When did I go [to Spain]? Well, it must have been in 1977, 1978, 1979. That kind of time. And I also remember very vividly that I smuggled in large quantities of contraceptives [laughs]. And there was a very funny incident, while I was never searched at the airport, thank goodness, but the night before I got the flight I actually had tickets for the opera in London so I went to the opera, and it was the time when there were IRA bombings and they searched all the baggages.
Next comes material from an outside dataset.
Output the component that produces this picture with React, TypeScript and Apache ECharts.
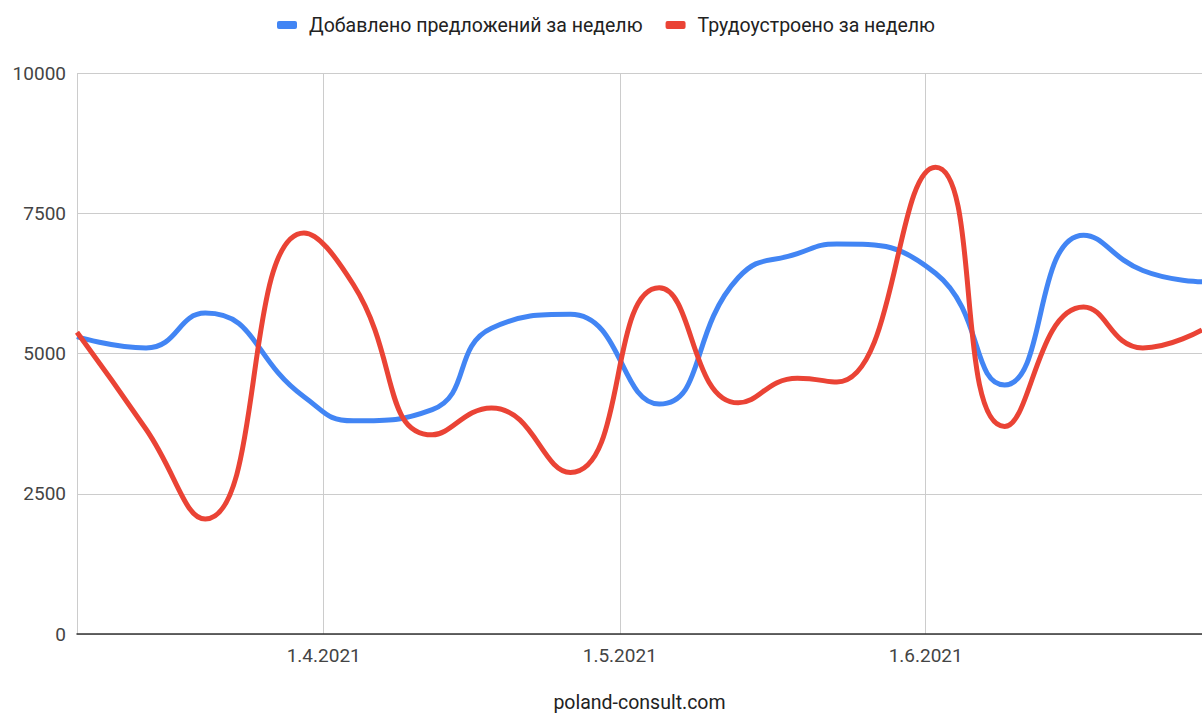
import React, { useEffect, useRef } from "react";
import * as echarts from "echarts";

const dates = [
  "2021-03-07", "2021-03-14", "2021-03-20", "2021-03-30", "2021-04-04",
  "2021-04-12", "2021-04-18", "2021-04-26", "2021-05-05",
  "2021-05-13", "2021-05-19", "2021-05-23", "2021-06-02", "2021-06-09",
  "2021-06-17", "2021-06-23", "2021-06-29",
];
const offersAdded = [
  5300, 5100, 5720, 4230, 3800,
  4000, 5450, 5700, 4100,
  6350, 6780, 6950, 6430, 4440,
  7110, 6480, 6280,
];
const employed = [
  5380, 3650, 2050, 7150, 6230,
  3550, 4030, 2880, 6170,
  4120, 4560, 4490, 8320, 3700,
  5830, 5100, 5420,
];
const seriesNames = ["Добавлено предложений за неделю", "Трудоустроено за неделю"];
const axisTitle = "poland-consult.com";

const FONT = "Roboto, Arial, sans-serif";

export default function App() {
  const ref = useRef<HTMLDivElement>(null);
  useEffect(() => {
    if (!ref.current) return;
    const chart = echarts.init(ref.current, null, { renderer: "svg" });
    const toPairs = (vals: number[]) => dates.map((d, i) => [d, vals[i]]);
    chart.setOption({
      animation: false,
      backgroundColor: "#ffffff",
      textStyle: { fontFamily: FONT },
      color: ["#4285F4", "#EA4335"],
      legend: {
        top: 10,
        left: 272,
        itemWidth: 20,
        itemHeight: 8,
        itemGap: 23,
        icon: "roundRect",
        textStyle: { fontFamily: FONT, fontSize: 19.5, color: "#222", padding: [0, 0, 0, 7] },
        data: seriesNames,
      },
      grid: {
        left: 77,
        right: 0,
        top: 73,
        bottom: 79,
        containLabel: false,
        outerBoundsMode: "none",
      },
      xAxis: {
        type: "time",
        min: new Date(2021, 2, 7).getTime(),
        max: new Date(2021, 5, 29).getTime(),
        minInterval: 28 * 86400000,
        splitNumber: 3,
        name: axisTitle,
        nameLocation: "middle",
        nameGap: 58,
        nameTextStyle: { fontFamily: FONT, fontSize: 19.5, color: "#222" },
        axisLine: { show: true, lineStyle: { color: "#333", width: 1.5 } },
        axisTick: { show: false },
        splitLine: { show: true, lineStyle: { color: "#cccccc", width: 1 } },
        axisLabel: {
          showMinLabel: false,
          showMaxLabel: false,
          margin: 12,
          fontFamily: FONT,
          fontSize: 19,
          color: "#444",
          formatter: (v: number) => {
            const d = new Date(v);
            return `${d.getDate()}.${d.getMonth() + 1}.${d.getFullYear()}`;
          },
        },
      },
      yAxis: {
        type: "value",
        min: 0,
        max: 10000,
        interval: 2500,
        axisLine: { show: false },
        axisTick: { show: false },
        splitLine: { show: true, lineStyle: { color: "#cccccc", width: 1 } },
        axisLabel: {
          margin: 11,
          fontFamily: FONT,
          fontSize: 19,
          color: "#444",
          formatter: (v: number) => String(v),
        },
      },
      series: [
        {
          name: seriesNames[0],
          type: "line",
          smooth: 0.5,
          showSymbol: false,
          symbol: "none",
          lineStyle: { width: 5, color: "#4285F4" },
          itemStyle: { color: "#4285F4" },
          data: toPairs(offersAdded),
        },
        {
          name: seriesNames[1],
          type: "line",
          smooth: 0.5,
          showSymbol: false,
          symbol: "none",
          lineStyle: { width: 5, color: "#EA4335" },
          itemStyle: { color: "#EA4335" },
          data: toPairs(employed),
        },
      ],
    });
    return () => chart.dispose();
  }, []);
  return (
    <div
      ref={ref}
      style={{ position: "fixed", left: 0, top: 0, width: 1202, height: 713, background: "#fff" }}
    />
  );
}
They opened my baggage and saw all these contraceptives and one of them said I was obviously planning to have a very good time abroad [laughs].(…)

But I did take contraceptives in and just provided kind of information about how [the FPA] operated, the leaflets that we wrote, how we provided a sort of telephone information service to women who had worries and problems.(…)[In Spain] I went to loads of meetings which were all chaotic and really smoky and (…),  lots of different people, doctors, feminists, and other people, they all’d been doing lots of different things. And so it was the question of how could they come together, how could they work together. How could they organise themselves effectively rather than just being all these different people who were working in different organizations.

[The main difficulty] was this fragmentation. It was two things, it was the fragmentation, the fact that obviously Spain is a country which is quite divided by big spaces with very definitely different regions who were not in that much communication. And also, of course with the distrust between Cataluña and Madrid, and so there were issues there, I think. And also the speed with which everything happened. And also, it was like under Franco there was a kind of lid, and then suddenly the lid was off and everything was flowing over. 

Either you have repression or you don’t have repression, you can’t kind of have half repression. Either you know that someone is going to come to your house and shoot you if you do something or put you in prison, or not. So it’s like there was this explosion, you can kind of have a slow transition, because it goes from the lid on pot to suddenly this complete sort of freedom and it must have been just very difficult to move that quickly, because people had expectations, you know. Contraceptive rights, now it’s legal, now I can go and get it, but I can’t because there’s nowhere to go. 

There aren’t any doctors who know how to do it. Or some of the doctors don’t want to do it because there are still those old fashioned doctors who think it’s wrong, they are still Catholic there. So I think that was very tricky. I suppose there was also the issue of the Catholic Church and still being quite powerful and influential in Spain.